Food isn’t just a precaution at the sagardotegis, though; it’s a treat. The Basque region has more Michelin-star restaurants per capita than anywhere in the world. Menus at cider houses are more rustic but no less delightful. Salted cod, omelettes, steak, local Idiazabal cheese, jelly, and walnuts are traditionally served. People stand or sit at long communal tables to eat, leaving their plates only to go catch more cider in their glass.
“When I tried ciders in the past, it was just the cider along without the food,” Yi, who spent 25 years as a wine buyer before opening Brooklyn Cider House, says. “It wasn’t attractive to me. But when I had it with food, it all made sense: It’s intended to be consumed with food.
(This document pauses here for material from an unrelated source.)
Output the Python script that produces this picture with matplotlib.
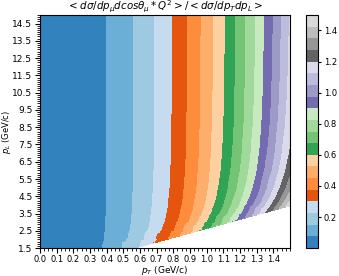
# Mapa de contorno: <dsigma/dp dcos * Q^2> / <dsigma/dpT dpL>
import numpy as np
import matplotlib
matplotlib.use("Agg")
import matplotlib.pyplot as plt
import matplotlib.tri as mtri
from matplotlib.ticker import MultipleLocator

nan = np.nan

# Grade de pT (colunas) e pL (linhas), em GeV/c
pt_grade = [0.0, 0.1, 0.2, 0.3, 0.4, 0.5, 0.6, 0.7, 0.8, 0.9, 1.0, 1.1, 1.2, 1.3, 1.4, 1.5]
pl_grade = [1.5, 2.0, 2.5, 3.0, 3.5, 4.0, 4.5, 5.0, 6.0, 7.0, 8.5, 10.0, 12.0, 15.0]

# Valores (nan = fora da regiao com dados)
razao = [
    [0.000, 0.005, 0.019, 0.045, 0.085, 0.144, nan, nan, nan, nan, nan, nan, nan, nan, nan, nan],
    [0.000, 0.005, 0.019, 0.043, 0.080, 0.131, 0.200, 0.292, nan, nan, nan, nan, nan, nan, nan, nan],
    [0.000, 0.005, 0.019, 0.043, 0.078, 0.125, 0.187, 0.267, 0.368, 0.495, nan, nan, nan, nan, nan, nan],
    [0.000, 0.005, 0.019, 0.042, 0.077, 0.122, 0.181, 0.254, 0.345, 0.456, 0.591, 0.755, nan, nan, nan, nan],
    [0.000, 0.005, 0.019, 0.042, 0.076, 0.120, 0.177, 0.247, 0.332, 0.434, 0.556, 0.702, 0.874, 1.077, nan, nan],
    [0.000, 0.005, 0.019, 0.042, 0.076, 0.119, 0.175, 0.242, 0.324, 0.421, 0.535, 0.669, 0.825, 1.007, 1.219, 1.463],
    [0.000, 0.005, 0.019, 0.042, 0.075, 0.119, 0.173, 0.240, 0.319, 0.412, 0.521, 0.648, 0.794, 0.962, 1.156, 1.377],
    [0.000, 0.005, 0.019, 0.042, 0.075, 0.118, 0.172, 0.238, 0.315, 0.406, 0.511, 0.633, 0.772, 0.931, 1.113, 1.318],
    [0.000, 0.005, 0.019, 0.042, 0.075, 0.118, 0.171, 0.235, 0.311, 0.399, 0.500, 0.615, 0.746, 0.893, 1.060, 1.246],
    [0.000, 0.005, 0.019, 0.042, 0.075, 0.118, 0.170, 0.234, 0.308, 0.394, 0.493, 0.605, 0.731, 0.872, 1.030, 1.205],
    [0.000, 0.005, 0.019, 0.042, 0.075, 0.117, 0.170, 0.233, 0.306, 0.391, 0.488, 0.596, 0.718, 0.854, 1.005, 1.171],
    [0.000, 0.005, 0.019, 0.042, 0.075, 0.117, 0.170, 0.232, 0.305, 0.389, 0.485, 0.592, 0.712, 0.844, 0.991, 1.153],
    [0.000, 0.005, 0.019, 0.042, 0.075, 0.117, 0.169, 0.232, 0.304, 0.388, 0.482, 0.588, 0.707, 0.837, 0.981, 1.139],
    [0.000, 0.005, 0.019, 0.042, 0.075, 0.117, 0.169, 0.231, 0.304, 0.387, 0.481, 0.586, 0.703, 0.832, 0.974, 1.129],
]

# Pontos na borda da regiao (limite diagonal embaixo a direita)
borda_pt = [0.57, 0.6, 0.7, 0.76, 0.8, 0.9, 0.95, 1.0, 1.1, 1.14, 1.2, 1.3, 1.33, 1.4, 1.5]
borda_pl = [1.500, 1.579, 1.842, 2.000, 2.105, 2.368, 2.500, 2.632, 2.895, 3.000, 3.158, 3.421, 3.500, 3.684, 3.947]
borda_z = [0.202, 0.224, 0.305, 0.361, 0.401, 0.510, 0.570, 0.633, 0.771, 0.830, 0.923, 1.091, 1.144, 1.275, 1.475]

niveis = np.linspace(0, 1.5, 21)
ticks_cb = [0.2, 0.4, 0.6, 0.8, 1.0, 1.2, 1.4]

# Junta grade + borda num conjunto de pontos
PT, PL = np.meshgrid(pt_grade, pl_grade)
Z = np.array(razao)
ok = ~np.isnan(Z)
x = np.concatenate([PT[ok], borda_pt])
y = np.concatenate([PL[ok], borda_pl])
z = np.concatenate([Z[ok], borda_z])
tri = mtri.Triangulation(x, y)

fig = plt.figure(figsize=(3.39, 2.76), dpi=100)
ax = fig.add_axes([0.118, 0.101, 0.737, 0.845])
cax = fig.add_axes([0.904, 0.101, 0.035, 0.845])

cs = ax.tricontourf(tri, z, levels=niveis, cmap="tab20c")

ax.set_xlim(0, 1.5)
ax.set_ylim(1.5, 15)
ax.set_xticks(np.arange(0, 1.45, 0.1))
ax.set_yticks(np.arange(1.5, 14.6, 1.0))
ax.xaxis.set_minor_locator(MultipleLocator(0.025))
ax.yaxis.set_minor_locator(MultipleLocator(0.125))
ax.tick_params(axis="x", labelsize=6, pad=1.5)
ax.tick_params(axis="y", labelsize=6.5, pad=2)
ax.set_xlabel(r"$p_T$ (GeV/c)", fontsize=6.5, labelpad=0)
ax.set_ylabel(r"$p_L$ (GeV/c)", fontsize=6)
ax.yaxis.set_label_coords(-0.11, 0.5)
ax.set_title(r"$< d\sigma/dp_{\mu}dcos\theta_{\mu} * Q^2 > / < d\sigma/dp_Tdp_L >$",
             fontsize=7.4, pad=3)

cb = fig.colorbar(cs, cax=cax, ticks=ticks_cb)
cb.ax.tick_params(labelsize=6, length=2.5, pad=1.5)

fig.savefig("out.png", dpi=100)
That was when the thunderbolt went off, and that moment just absolutely changed my opinion on cider.”
The taste and traditions of Basque cider are unlike anything else once you get the hang of catching it and acclimate to its unique flavors.
“Once you understand this cider, there’s no going back,” Yi says. “The cider is almost like an abstract painting. You can’t go head on with this cider and understand it immediately.”
Learn how to catch and drink Basque cider.
The food and convivial atmosphere are great, but cider houses are about cider. That means that when you go, you should know how to get said cider into your glass the correct way.
First things first: stand in line. It may look like an unorganized mass, but there’s a pecking order. When it’s your turn, approach the stream of cider from the side so as not to get it on yourself. Place your glass underneath the glass of the person in front of you and follow through. You want the cider to hit the side and splash in — it’s OK for some to fall to the floor. The cider’s natural carbonation means that it has very few bubbles, if any at all. Catching it as it spurts from the barrel aerates it and gives it some life.
It’s important to limit how much cider you catch. It tastes best when freshly poured in small doses. (Don’t worry, there are plenty of opportunities to get up and try more.)
Know where to drink Basque cider.
San Sebastián is the first stop for anyone wanting to experience traditional Basque cider. There are numerous cider houses a short 30-minute drive from the town, as well as places accessible by taxi and public transport. Some of the popular sagardotegis are Zapiain, Petritegi, and Zelaia. Reservations are suggested but not required. In order to plan out your cider trip best, though, check out the Sagardoa Route, which provides info on 59 cider houses, trips and guided tours, and other cider-related events and Basque cultural experiences.
If you can’t make it out to Spain, Brooklyn Cider House’s 12,000-square-foot cidery and restaurant in the Bushwick neighborhood of Brooklyn offers a taste of sagardotegis using apples grown in New York state.